Directions for this task:
Retype the opening lines of the listing below, ending with the line that contains "const STRETCH = 1.11;", and leave out any pictures.

━━ Input rows

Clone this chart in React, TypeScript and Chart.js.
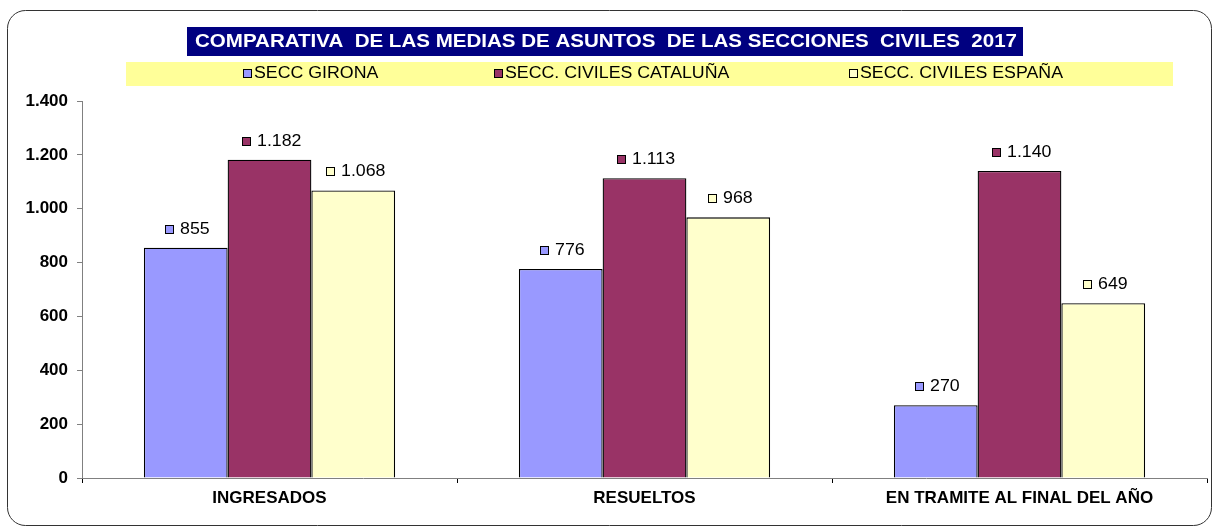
import React, { useEffect, useRef } from "react";
import { Chart, registerables } from "chart.js";

Chart.register(...registerables);

const categories = ["INGRESADOS", "RESUELTOS", "EN TRAMITE AL FINAL DEL AÑO"];
const seriesNames = ["SECC GIRONA", "SECC. CIVILES CATALUÑA", "SECC. CIVILES ESPAÑA"];
const gironaValues = [855, 776, 270];
const cataluniaValues = [1182, 1113, 1140];
const espanaValues = [1068, 968, 649];
const seriesColors = ["#9999FF", "#993366", "#FFFFCC"];
const yMin = 0;
const yMax = 1400;
const yStep = 200;
const titleText = "COMPARATIVA  DE LAS MEDIAS DE ASUNTOS  DE LAS SECCIONES  CIVILES  2017";

const FONT = "Arial, 'Liberation Sans', sans-serif";
const W = 1213;
const H = 528;

// layout (style) constants
const legendItemX = [243, 494, 849];
const STRETCH = 1.11;

function fmt(v: number): string {
  const s = Math.round(v).toString();
  return s.replace(/\B(?=(\d{3})+(?!\d))/g, ".");
}

function stretchedText(ctx: any, txt: string, x: number, y: number, sx: number) {
  ctx.save();
  ctx.translate(x, y);
  ctx.scale(sx, 1);
  ctx.fillText(txt, 0, 0);
  ctx.restore();
}

const decorPlugin = {
  id: "decor",
  beforeDraw(chart: any) {
    const ctx = chart.ctx;
    ctx.save();
    ctx.fillStyle = "#ffffff";
    ctx.fillRect(0, 0, W, H);
    // outer rounded border
    ctx.strokeStyle = "#333333";
    ctx.lineWidth = 1;
    ctx.beginPath();
    ctx.roundRect(7.5, 10.5, 1204, 515, 18);
    ctx.stroke();
    // title box
    ctx.fillStyle = "#000080";
    ctx.fillRect(187, 27, 836, 29);
    ctx.fillStyle = "#ffffff";
    ctx.font = `bold 18px ${FONT}`;
    ctx.textAlign = "center";
    ctx.textBaseline = "middle";
    const tw = ctx.measureText(titleText).width;
    stretchedText(ctx, titleText, 606, 42, 822 / tw);
    // legend box
    ctx.fillStyle = "#FFFF99";
    ctx.fillRect(126, 62, 1047, 24);
    ctx.font = `16px ${FONT}`;
    ctx.textAlign = "left";
    seriesNames.forEach((name, i) => {
      const x = legendItemX[i];
      ctx.fillStyle = seriesColors[i];
      ctx.fillRect(x + 0.5, 69.5, 8, 8);
      ctx.strokeStyle = "#000";
      ctx.strokeRect(x + 0.5, 69.5, 8, 8);
      ctx.fillStyle = "#000";
      stretchedText(ctx, name, x + 11, 74, STRETCH);
    });
    ctx.restore();
  },
  afterDatasetsDraw(chart: any) {
    const ctx = chart.ctx;
    ctx.save();
    ctx.font = `16px ${FONT}`;
    ctx.textBaseline = "middle";
    ctx.textAlign = "left";
    chart.data.datasets.forEach((ds: any, di: number) => {
      const meta = chart.getDatasetMeta(di);
      meta.data.forEach((bar: any, i: number) => {
        const txt = fmt(ds.data[i]);
        const tw = ctx.measureText(txt).width * STRETCH;
        const total = 9 + 6 + tw;
        const left = Math.round(bar.x - total / 2 + 2);
        const cy = Math.round(bar.y - 18);
        ctx.fillStyle = seriesColors[di];
        ctx.fillRect(left + 0.5, cy - 4.5, 8, 8);
        ctx.strokeStyle = "#000";
        ctx.lineWidth = 1;
        ctx.strokeRect(left + 0.5, cy - 4.5, 8, 8);
        ctx.fillStyle = "#000";
        stretchedText(ctx, txt, left + 15, cy, STRETCH);
      });
    });
    ctx.restore();
  },
};

export default function App() {
  const ref = useRef<HTMLCanvasElement>(null);
  useEffect(() => {
    document.body.style.margin = "0";
    const canvas = ref.current!;
    const datasets = [gironaValues, cataluniaValues, espanaValues].map((vals, i) => ({
      label: seriesNames[i],
      data: vals,
      backgroundColor: seriesColors[i],
      borderColor: "#000000",
      borderWidth: 1.3,
      categoryPercentage: 0.67,
      barPercentage: 1.0,
    }));
    const chart = new Chart(canvas, {
      type: "bar",
      data: { labels: categories, datasets },
      options: {
        responsive: false,
        animation: false,
        devicePixelRatio: 1,
        layout: { padding: { left: 0, right: 6, top: 101, bottom: 0 } },
        plugins: {
          legend: { display: false },
          title: { display: false },
          tooltip: { enabled: false },
        },
        scales: {
          x: {
            afterFit: (s: any) => {
              s.height = 50;
            },
            grid: {
              display: true,
              drawOnChartArea: false,
              offset: true,
              tickLength: 5,
              color: "#000000",
            },
            border: { color: "#808080", width: 1 },
            ticks: {
              color: "#000000",
              font: { family: FONT, size: 17, weight: "bold" },
              padding: 5,
              maxRotation: 0,
            },
          },
          y: {
            min: yMin,
            max: yMax,
            afterFit: (s: any) => {
              s.width = 82;
            },
            grid: {
              display: true,
              drawOnChartArea: false,
              tickLength: 5,
              color: "#808080",
            },
            border: { color: "#808080", width: 1 },
            ticks: {
              stepSize: yStep,
              color: "#000000",
              font: { family: FONT, size: 17, weight: "bold" },
              padding: 9,
              callback: (v: any) => fmt(Number(v)),
            },
          },
        },
      },
      plugins: [decorPlugin],
    });
    return () => chart.destroy();
  }, []);
  return (
    <div style={{ position: "absolute", left: 0, top: 0, width: W, height: H }}>
      <canvas ref={ref} width={W} height={H} style={{ width: W, height: H, display: "block" }} />
    </div>
  );
}
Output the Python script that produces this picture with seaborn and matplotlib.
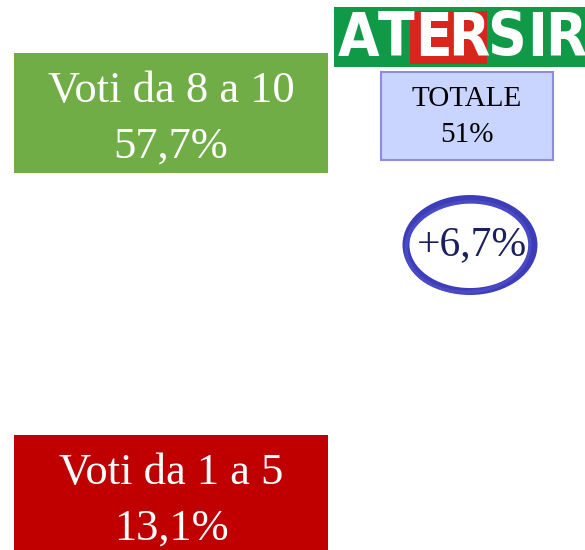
import matplotlib
matplotlib.use("Agg")
import matplotlib.pyplot as plt
from matplotlib.patches import Rectangle, Ellipse
import seaborn as sns

# data
vote_labels = ["Voti da 8 a 10", "Voti da 1 a 5"]
vote_values = ["57,7%", "13,1%"]
vote_colors = ["#70AD47", "#C00000"]
total_label = "TOTALE"
total_value = "51%"
delta_value = "+6,7%"
logo_letters = list("ATERSIR")

sns.set_theme(style="white")
plt.rcParams["font.family"] = ["Liberation Serif", "DejaVu Serif"]

fig = plt.figure(figsize=(5.85, 5.5), dpi=100)
ax = fig.add_axes([0, 0, 1, 1])
ax.set_xlim(0, 585)
ax.set_ylim(550, 0)
ax.axis("off")

# vote boxes
box_tops = [53, 435]
for lab, val, col, top in zip(vote_labels, vote_values, vote_colors, box_tops):
    ax.add_patch(Rectangle((14, top), 314, 120, facecolor=col, edgecolor="none"))
    ax.text(171, top + 66, f"{lab}\n{val}", color="white", fontsize=32,
            ha="center", va="center", linespacing=1.5)

# logo
ax.add_patch(Rectangle((334, 7), 251, 60, facecolor="#109A47", edgecolor="none"))
ax.add_patch(Rectangle((410, 11), 77, 53, facecolor="#D8261C", edgecolor="none"))
letter_x = [359, 396, 433, 469, 507, 537, 566]
for ch, x in zip(logo_letters, letter_x):
    ax.text(x, 39, ch, color="white", fontsize=43, fontweight="bold",
            family="DejaVu Sans", fontstretch="condensed",
            ha="center", va="center")

# totale box
ax.add_patch(Rectangle((381, 72), 172, 88, facecolor="#C9D5FF",
                       edgecolor="#8C8CE0", linewidth=1.5))
ax.text(467, 117, f"{total_label}\n{total_value}", color="black", fontsize=21,
        ha="center", va="center", linespacing=1.5)

# circled delta
ax.add_patch(Ellipse((470, 245), 128, 93, facecolor="none",
                     edgecolor="#3D3DBA", linewidth=5))
ax.add_patch(Ellipse((468, 247), 124, 90, angle=-4, facecolor="none",
                     edgecolor="#4A4AC4", linewidth=2.5))
ax.text(472, 245, delta_value, color="#1B1F5E", fontsize=30,
        ha="center", va="center")

fig.savefig("out.png", dpi=100)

━━━━

Solution to the problem:
Clone this chart in React, TypeScript and Chart.js.
import React, { useEffect, useRef } from "react";
import { Chart, registerables } from "chart.js";

Chart.register(...registerables);

const categories = ["INGRESADOS", "RESUELTOS", "EN TRAMITE AL FINAL DEL AÑO"];
const seriesNames = ["SECC GIRONA", "SECC. CIVILES CATALUÑA", "SECC. CIVILES ESPAÑA"];
const gironaValues = [855, 776, 270];
const cataluniaValues = [1182, 1113, 1140];
const espanaValues = [1068, 968, 649];
const seriesColors = ["#9999FF", "#993366", "#FFFFCC"];
const yMin = 0;
const yMax = 1400;
const yStep = 200;
const titleText = "COMPARATIVA  DE LAS MEDIAS DE ASUNTOS  DE LAS SECCIONES  CIVILES  2017";

const FONT = "Arial, 'Liberation Sans', sans-serif";
const W = 1213;
const H = 528;

// layout (style) constants
const legendItemX = [243, 494, 849];
const STRETCH = 1.11;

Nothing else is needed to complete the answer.